The embittered engineer who shopped Lucas Industries to the Pentagon over the falsification of test records has been well-rewarded for his treachery. The lowly ex-employee will collect $19.1m from his agreement with US defence chiefs.

Keen to encourage a steady stream of corporate supergrasses, the Pentagon has been generous to a fault. The payoff amounts to 22 per cent of the $88m that Lucas agreed to hand over last week to settle the dispute. Even allowing for inflation this is a considerable advance on 30 pieces of silver.

The Pentagon was unamused to learn that gearboxes for its Hornet fighters had slipped through rigorous testing procedures and pursued the matter with a vengeance. The malcontent, at the Western Geared Systems subsidary, was promptly signed up and Lucas was banned from bidding for future defence contracts. It has already paid $18.5m to end a criminal action. The settlement will stick in the craw of George Simpson, the ex-Rover man who inherited the sorry mess But he felt it unwise to leave the matter to an American jury.

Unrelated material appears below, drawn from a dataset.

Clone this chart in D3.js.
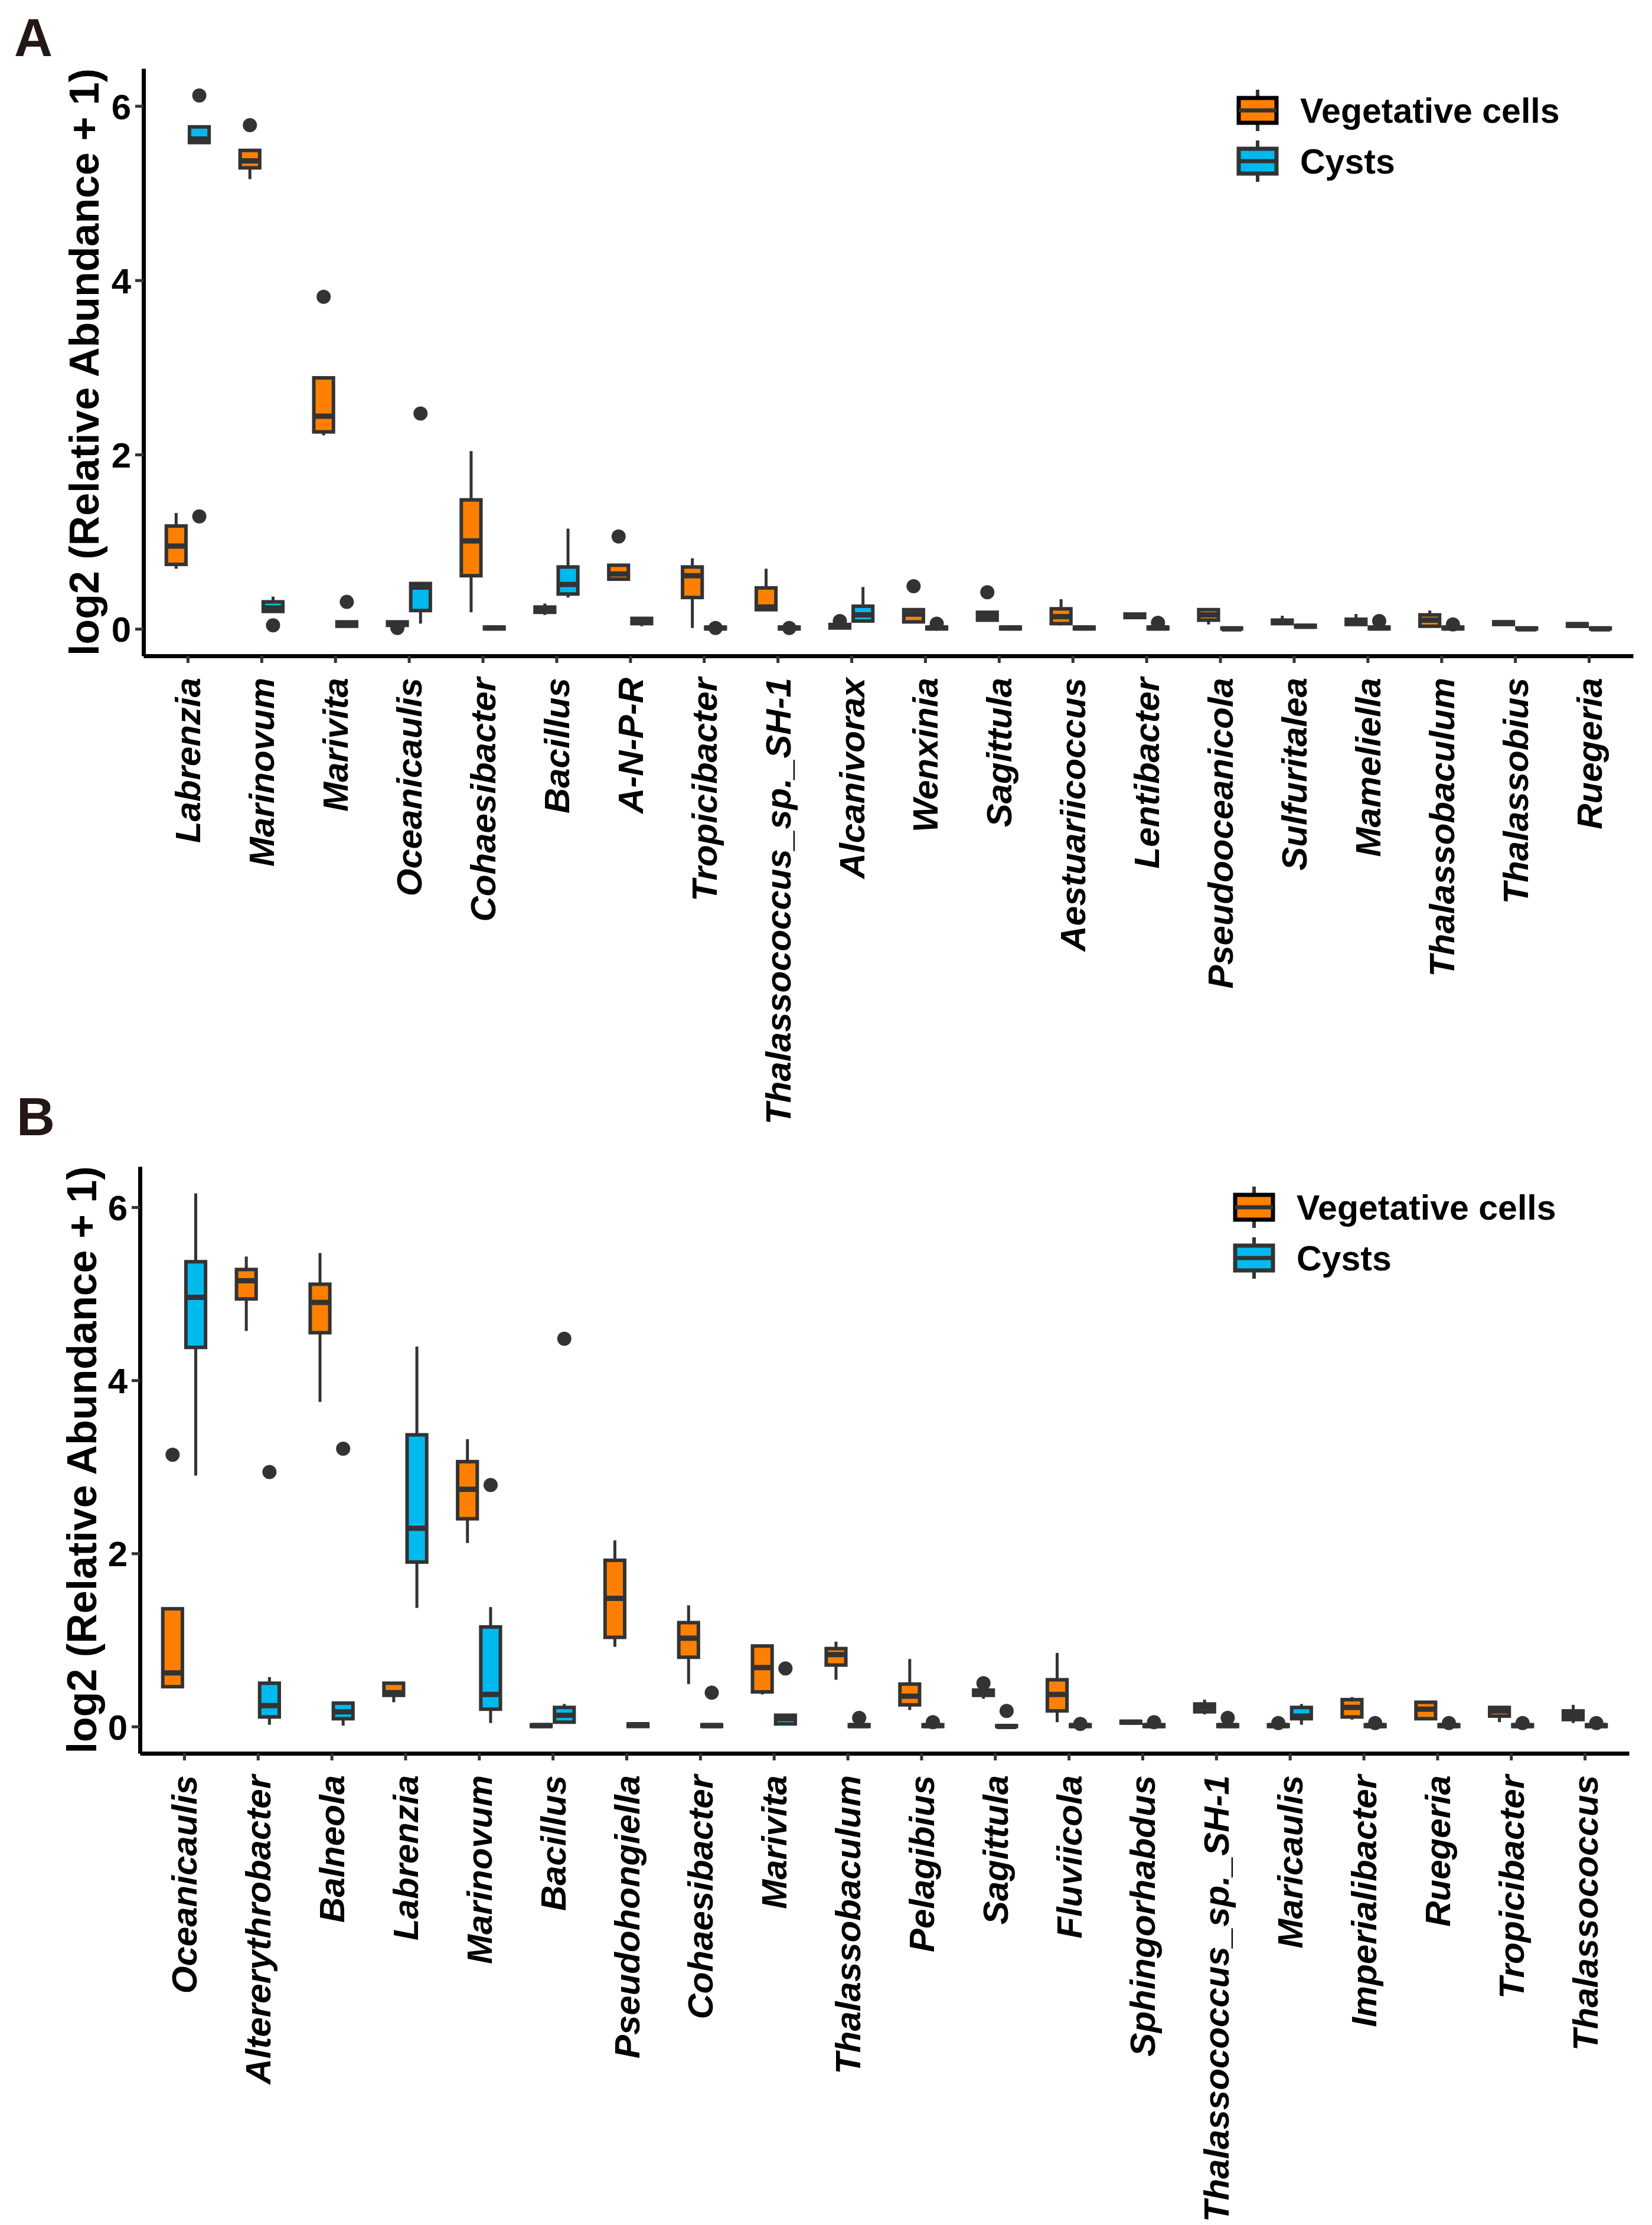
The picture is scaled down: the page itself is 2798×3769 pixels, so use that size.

A safe play given the trial of his namesake.

Will Arthur Andersen bid for Touche Ross? The possibility is now being openly debated on the abacus cocktail circuit with senior partners of the rival "Big Six'' accountancy firms licking their lips over the inevitable and lucrative fallout.

Andersen lost out in the last bout of mega mergers. It has since swallowed the second-tier practice of Binder Hamlyn, but this morsel was not sufficient to satisfy its hunger for new audit clients.

Touche, on the other hand, has seen its fee income growth suffer and is now well adrift of its peers. It is also isolated on the issue of limited liability for auditors, preferring the moral high ground of unlimited liability.

"We never see Touche's name on the list when we are tendering for new audits,' said one senior accountant. "Unless they happen to be the incumbent firm.'' This sounds reminiscent of the dying days of Arthur Young.

Anxious moments for David Gemmill, deputy chief executive of West Merchant Bank, whose forthcoming holiday in his native Zimbabwe had been looking anything but inviting. The swimming pool at his home, 29 Orange Grove Drive, Harare (a prestigious address) has been accidentally demolished thanks to an administrative cock up.

The trail of destruction began with an order for a swimming pool refurbishment from 49 Orange Grove. One wrong number later and the pool squad arrived at Mr Gemmill's home, an old colonial property built in 1906 by the pioneers. Out went the water (during the worst drought in living memory) and in went the hammers and chisels.

"I got a fax from a friend to say that my pool looked like an IRA bomb had hit it,'' said the banker."To be fair, it did look like it needed some attention.'' The contractor has agreed on a modest refurbishment in compensation - doubtless grateful that the property wasn't owned by Tiny Rowland. There really would have been hell to pay.

The pounds 15bn merger between Lloyds Bank and the TSB is being greeted with dismay by friends of Graham Wallace, the TSB mouthpiece who always likes to say yes. A Canadian who apparently pitched up in London with less than two pennies to rub together, his idea of corporate hospitality has been to invite guests to Eric Clapton concerts. Mr Wallace's style is said to owe much to his younger days, when he belonged to a San Fransisco rock band not dissimilar to the Grateful Dead. However there is concern that his refreshing approach may not be fully appreciated by that lugubrious bunch at Lloyds, where the chess culture left behind by former chairman Sir Jeremy Morse hangs heavy.